By KATELYN CARALLE, US POLITICAL REPORTER
Published: | Updated:
Longtime Jeffrey Epstein accomplice Ghislaine Maxwell does not want the grand jury testimony from her case unsealed.
The disgraced British socialite is currently asking the Supreme Court to review her original sentencing and is cooperating with federal investigators in the case.
She spoke for two days with Deputy Attorney General Todd Blanche last month.
The Southern District of New York denied Maxwell’s request to review the grand jury material to assess whether her counsel wanted to object to its release.
Given that, her attorneys decided ‘she has no choice but to respectfully oppose the government’s motion to unseal it.’
‘Ghislaine Maxwell has not seen the material and cannot take an informed position,’ her lawyer David Oscar Markus wrote in a Tuesday filing.
Markus said his client answered every question she was asked by DOJ and spoke about 100 different people in her more than nine hours of interviews.
Additionally, Maxwell’s attorneys are angling for a pardon for their client, who is currently serving a 20-year prison sentence.
Just days after speaking with Blanche, Maxwell was transferred from the low-security Federal Correctional Institution in Tallahassee, Florida, to the minimum-security all-women’s Federal Prison Camp in Bryan, Texas.

Trump directed last month that Attorney General Pam Bondi move to unseal grand jury testimony in the Southern District of New York and Southern District of Florida, where Epstein and Maxwell’s cases were litigated.
Florida’s count immediately denied the request, while SDNY asked for the government to provide more information justifying the request for the highly secretive materials.
Maxwell’s lawyers noted that the government did not oppose their client reviewing the grand jury transcripts to decide if she wanted to object to their unsealing.
Still, grand jury testimony is one of the most protected pieces of materials from court cases and is very difficult to get unsealed – especially years after the case has closed.
Maxwell’s lawyers are asking the Supreme Court to review Maxwell’s 2022 sentencing for 20 years. They claim she shouldn’t have ever been charged, arguing the Epstein associate was protected under his 2007 plea deal.
In Tuesday’s filing they detail how unsealing grand jury materials could adversely impact her appeal.
They called the testimony ‘untested, hearsay-laden grand jury transcripts, which contain statements presented in secret and never challenged by the adversarial process.’
Markus has lamented that Maxwell has been used as the scapegoat in the Epstein case.
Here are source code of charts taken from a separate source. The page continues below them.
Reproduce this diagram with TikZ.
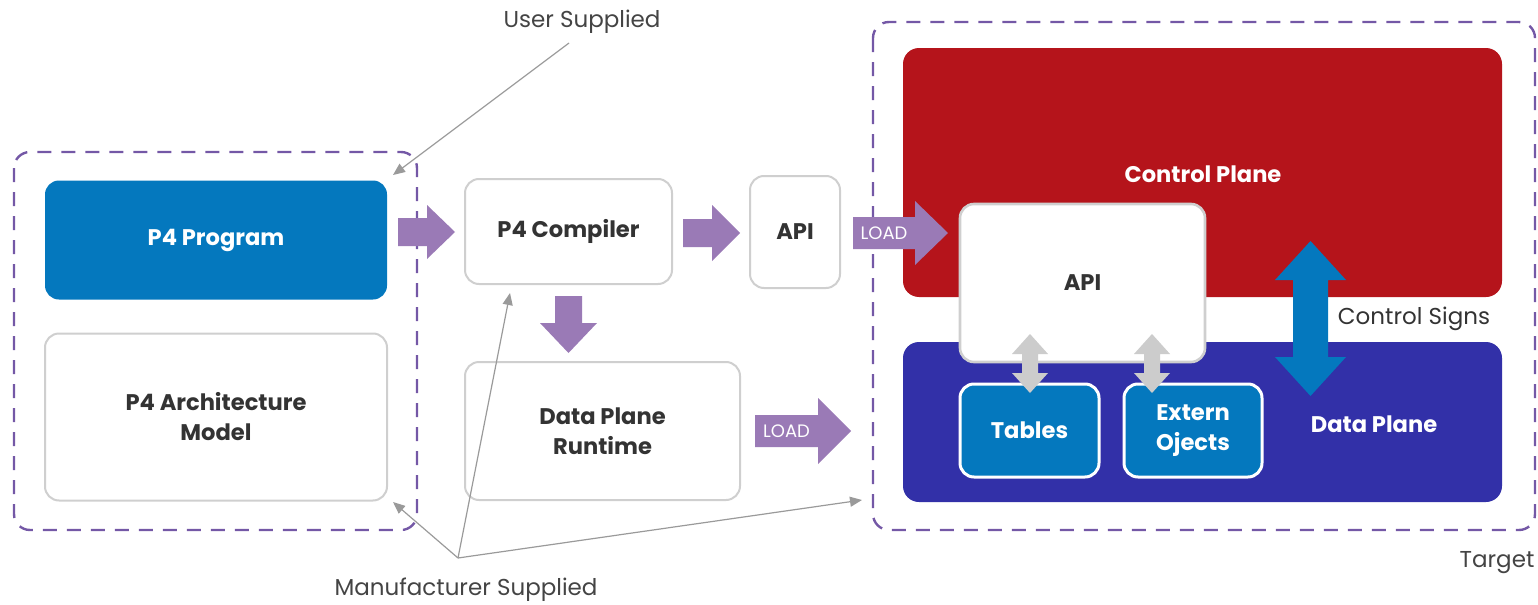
\documentclass[tikz,border=0pt]{standalone}
\usepackage{fontspec}
\setmainfont{Poppins}
\usetikzlibrary{arrows.meta}
\definecolor{cpred}{HTML}{B5141B}
\definecolor{dpnavy}{HTML}{3230A8}
\definecolor{p4blue}{HTML}{0478BE}
\definecolor{parrow}{HTML}{9A7AB6}
\definecolor{dashc}{HTML}{7458A6}
\definecolor{graybd}{HTML}{CFCFCF}
\definecolor{grayarr}{HTML}{CCCCCC}
\definecolor{txt}{HTML}{333333}
\definecolor{lbl}{HTML}{444444}
\definecolor{pointer}{HTML}{9A9A9A}
\newcommand\hblock[7]{% name x1 x2 yc shafthalf headhalf headstart
  \fill[parrow] (#2,{#4-#5}) -- (#7,{#4-#5}) -- (#7,{#4-#6}) -- (#3,#4) -- (#7,{#4+#6}) -- (#7,{#4+#5}) -- (#2,{#4+#5}) -- cycle;
  \coordinate (#1) at ({(#2+#7)/2},#4);}
\newcommand\vdouble[7]{% color xc y1 y2 shafthalf headhalf headlen
  \fill[#1] (#2,#3) -- ({#2+#6},{#3+#7}) -- ({#2+#5},{#3+#7}) -- ({#2+#5},{#4-#7}) -- ({#2+#6},{#4-#7}) -- (#2,#4) -- ({#2-#6},{#4-#7}) -- ({#2-#5},{#4-#7}) -- ({#2-#5},{#3+#7}) -- ({#2-#6},{#3+#7}) -- cycle;}
\begin{document}
\begin{tikzpicture}[x=0.5pt,y=-0.5pt,
  dashbox/.style={draw=dashc, line width=1.2pt, dash pattern=on 7pt off 5pt, rounded corners=8pt},
  whitebox/.style={draw=graybd, line width=1pt, fill=white, rounded corners=7pt, text=txt, font=\fontsize{11.3}{15}\selectfont\bfseries, align=center, inner sep=0pt},
  bluebox/.style={fill=p4blue, rounded corners=7pt, text=white, font=\fontsize{11.3}{15}\selectfont\bfseries, align=center, inner sep=0pt},
  planetext/.style={text=white, font=\fontsize{11.3}{15}\selectfont\bfseries},
  note/.style={text=lbl, font=\fontsize{11.5}{14}\selectfont},
  loadtext/.style={text=white, font=\fontsize{9}{11}\selectfont},
  pointerline/.style={draw=pointer, line width=0.6pt, -{Triangle[length=6pt,width=5pt]}}
]
\useasboundingbox (0,0) rectangle (1538,605);
% dashed groups
\draw[dashbox] (14,152) rectangle (417,530);
\draw[dashbox] (873,22) rectangle (1535,530);
% target planes
\fill[cpred, rounded corners=8pt] (903,48) rectangle (1502,297);
\fill[dpnavy, rounded corners=8pt] (903,342) rectangle (1502,502);
\node[planetext] (cp) at (1203,174) {Control Plane};
\node[planetext] (dp) at (1374,424) {Data Plane};
% left boxes
\node[bluebox, minimum width=171pt, minimum height=59.5pt] (prog) at (216,240) {P4 Program};
\node[whitebox, minimum width=171pt, minimum height=83.5pt] (arch) at (216,417) {P4 Architecture\\Model};
% middle boxes
\node[whitebox, minimum width=103.5pt, minimum height=52.5pt] (comp) at (568.5,231.5) {P4 Compiler};
\node[whitebox, minimum width=45pt, minimum height=56pt] (api1) at (795,232) {API};
\node[whitebox, minimum width=137.5pt, minimum height=69pt] (dpr) at (602.5,431) {Data Plane\\Runtime};
% target internals
\node[whitebox, draw=graybd, line width=1.3pt, minimum width=122.5pt, minimum height=79pt] (api2) at (1082.5,283) {API};
\node[bluebox, draw=white, line width=1.5pt, minimum width=69.5pt, minimum height=46.5pt] (tables) at (1029.5,430.5) {Tables};
\node[bluebox, draw=white, line width=1.5pt, minimum width=69pt, minimum height=46.5pt] (extern) at (1193,430.5) {Extern\\Ojects};
% block arrows
\hblock{a1}{398}{455}{232}{14}{27}{427}
\hblock{a2}{683}{740}{233}{14}{28}{712}
\fill[parrow] (555,296) -- (582,296) -- (582,323) -- (597,323) -- (568.5,353) -- (540,323) -- (555,323) -- cycle;
\coordinate (a3) at (568.5,310);
\hblock{load1}{755}{851}{431}{16}{33}{818}
\node[loadtext] at (load1) {LOAD};
\hblock{load2}{853}{948}{233}{16}{32}{915}
\node[loadtext] at (load2) {LOAD};
% double arrows
\vdouble{grayarr}{1030}{334}{393}{8}{18}{20}
\vdouble{grayarr}{1152}{334}{393}{8}{18}{20}
\vdouble{p4blue}{1310.5}{241}{396}{17.5}{35.5}{39}
\node[note, text=txt] (cs) at (1414,319) {Control Signs};
% labels
\node[note] (us) at (582,22) {User Supplied};
\node[note] (ms) at (466,590) {Manufacturer Supplied};
\node[note] (tg) at (1497,563) {Target};
\coordinate (usstart) at (569,43);
\coordinate (usend) at (393,175);
\draw[pointerline] (usstart) -- (usend);
\coordinate (mj) at (458,558);
\coordinate (m1) at (393,502);
\coordinate (m2) at (510,293);
\coordinate (m3) at (862,500);
\draw[pointerline] (mj) -- (m1);
\draw[pointerline] (mj) -- (m2);
\draw[pointerline] (mj) -- (m3);
\end{tikzpicture}
\end{document}
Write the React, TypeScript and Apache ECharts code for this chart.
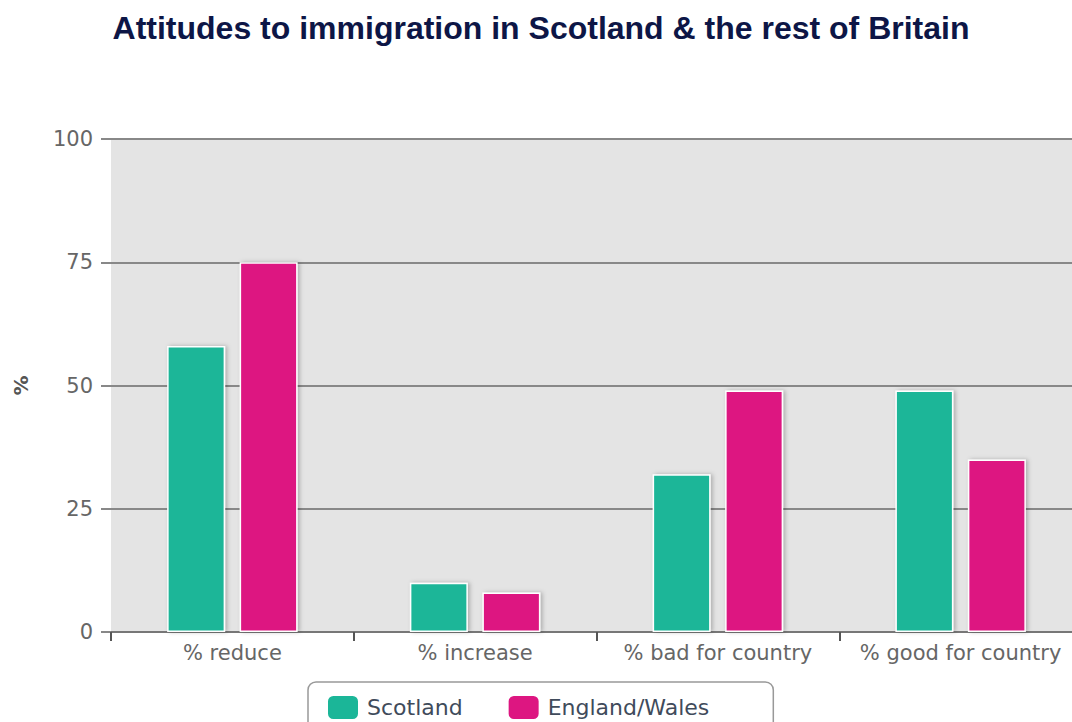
import React, { useEffect, useRef } from "react";
import * as echarts from "echarts";

const categories = ["% reduce", "% increase", "% bad for country", "% good for country"];
const scotland = [58, 10, 32, 49];
const englandWales = [75, 8, 49, 35];
const yTicks = { min: 0, max: 100, interval: 25 };

export default function App() {
  const ref = useRef<HTMLDivElement>(null);
  useEffect(() => {
    if (!ref.current) return;
    const chart = echarts.init(ref.current, undefined, { renderer: "svg" });
    const barStyle = (color: string) => ({
      color,
      borderColor: "#ffffff",
      borderWidth: 1.5,
      shadowColor: "rgba(0,0,0,0.25)",
      shadowBlur: 4,
      shadowOffsetX: 2,
      shadowOffsetY: 0,
    });
    chart.setOption({
      animation: false,
      backgroundColor: "#ffffff",
      title: {
        text: "Attitudes to immigration in Scotland & the rest of Britain",
        left: "center",
        top: 7,
        textStyle: {
          fontFamily: "Liberation Sans, Arial, sans-serif",
          fontWeight: "bold",
          fontSize: 32,
          color: "#0d1646",
        },
      },
      grid: {
        left: 111,
        right: -1,
        top: 139,
        bottom: 90,
        show: true,
        backgroundColor: "#e4e4e4",
        borderWidth: 0,
      },
      legend: {
        left: 308,
        top: 682,
        padding: [12, 64, 20, 18],
        itemGap: 44,
        itemWidth: 32,
        itemHeight: 25,
        icon: "roundRect",
        borderColor: "#999999",
        borderWidth: 1.5,
        borderRadius: 8,
        textStyle: {
          fontFamily: "DejaVu Sans",
          fontSize: 22,
          color: "#3f4b5b",
          padding: [0, 0, 0, 3],
        },
        data: ["Scotland", "England/Wales"],
      },
      xAxis: {
        type: "category",
        data: categories,
        axisLine: { lineStyle: { color: "#777777", width: 2 } },
        axisTick: { show: true, interval: 0, length: 9, lineStyle: { color: "#555555", width: 2 } },
        axisLabel: {
          interval: 0,
          margin: 10,
          fontFamily: "DejaVu Sans",
          fontSize: 21,
          color: "#666666",
        },
      },
      yAxis: {
        type: "value",
        min: yTicks.min,
        max: yTicks.max,
        interval: yTicks.interval,
        name: "%",
        nameLocation: "middle",
        nameGap: 80,
        nameTextStyle: {
          fontFamily: "DejaVu Sans",
          fontSize: 20,
          fontWeight: "bold",
          color: "#555555",
        },
        axisLine: { show: false },
        axisTick: { show: true, length: 10, lineStyle: { color: "#888888", width: 2 } },
        axisLabel: {
          margin: 18,
          fontFamily: "DejaVu Sans",
          fontSize: 21,
          color: "#666666",
        },
        splitLine: { lineStyle: { color: "#888888", width: 2 } },
      },
      series: [
        {
          name: "Scotland",
          type: "bar",
          data: scotland,
          barWidth: 58,
          barGap: "25%",
          itemStyle: barStyle("#1bb698"),
        },
        {
          name: "England/Wales",
          type: "bar",
          data: englandWales,
          barWidth: 58,
          barGap: "25%",
          itemStyle: barStyle("#dd1681"),
        },
      ],
    });
    return () => chart.dispose();
  }, []);
  return (
    <div
      style={{
        position: "fixed",
        left: 0,
        top: 0,
        width: 1072,
        height: 722,
        overflow: "hidden",
        background: "#fff",
      }}
    >
      <div ref={ref} style={{ width: 1082, height: 722 }} />
    </div>
  );
}
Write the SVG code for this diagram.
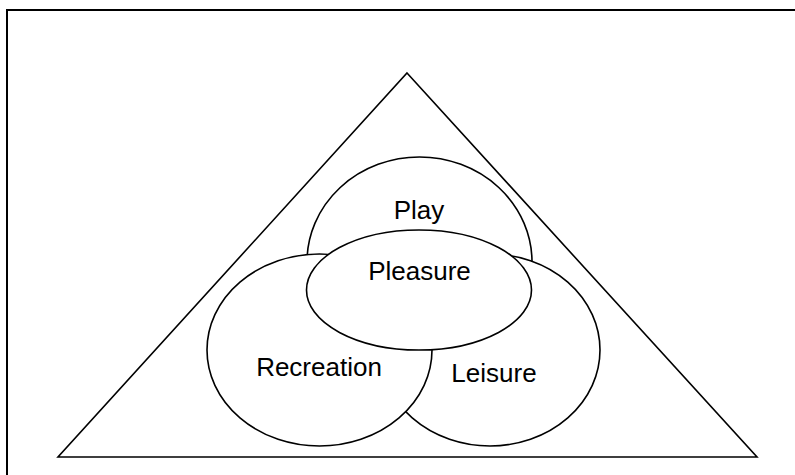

She is the only person behind bars for the disgrace financier’s crimes.
‘Jeffrey Epstein is dead. Ghislaine Maxwell is not,’ Maxwell’s lawyers wrote in the latest filing.
‘Whatever interest the public may have in Epstein, that interest cannot justify a broad intrusion into grand jury secrecy in a case where the defendant is alive, her legal options are viable, and her due process rights remain.’
‘When Epstein died, prosecutors from the Southern District of New York pivoted and made Maxwell the face of his crimes. She became the scapegoat and the only person the government could put on trial,’ they added.

Epstein was found dead in his prison cell on August 10, 2019 as he awaited trial for federal charges of child sex trafficking.
While his death was deemed a suicide, online conspiracies swirled that he was murdered to prevent Epstein from implicating any of his high profile clients or revealing any damning information about the rich and famous.
The FBI and Justice Department released a review last month of the Epstein files that left MAGA supporters furious and suspicious of a ‘cover-up.’
Both agencies concluded that Epstein did die by suicide and claimed there was no ‘client list’ of high profile co-conspirators. They also said that no one else would be charged in connection to Epstein’s crimes.
But in the weeks following the memo, Trump was forced to act as his base reeled over the lack of transparency.
Trump directed Bondi to request unsealing of grand jury testimony and Deputy AG Blanche jetted off to Florida to interview Maxwell in person.
Now, reports claim Trump’s DOJ is weighing whether it should release a recording of Blanche’s sit-down with Maxwell.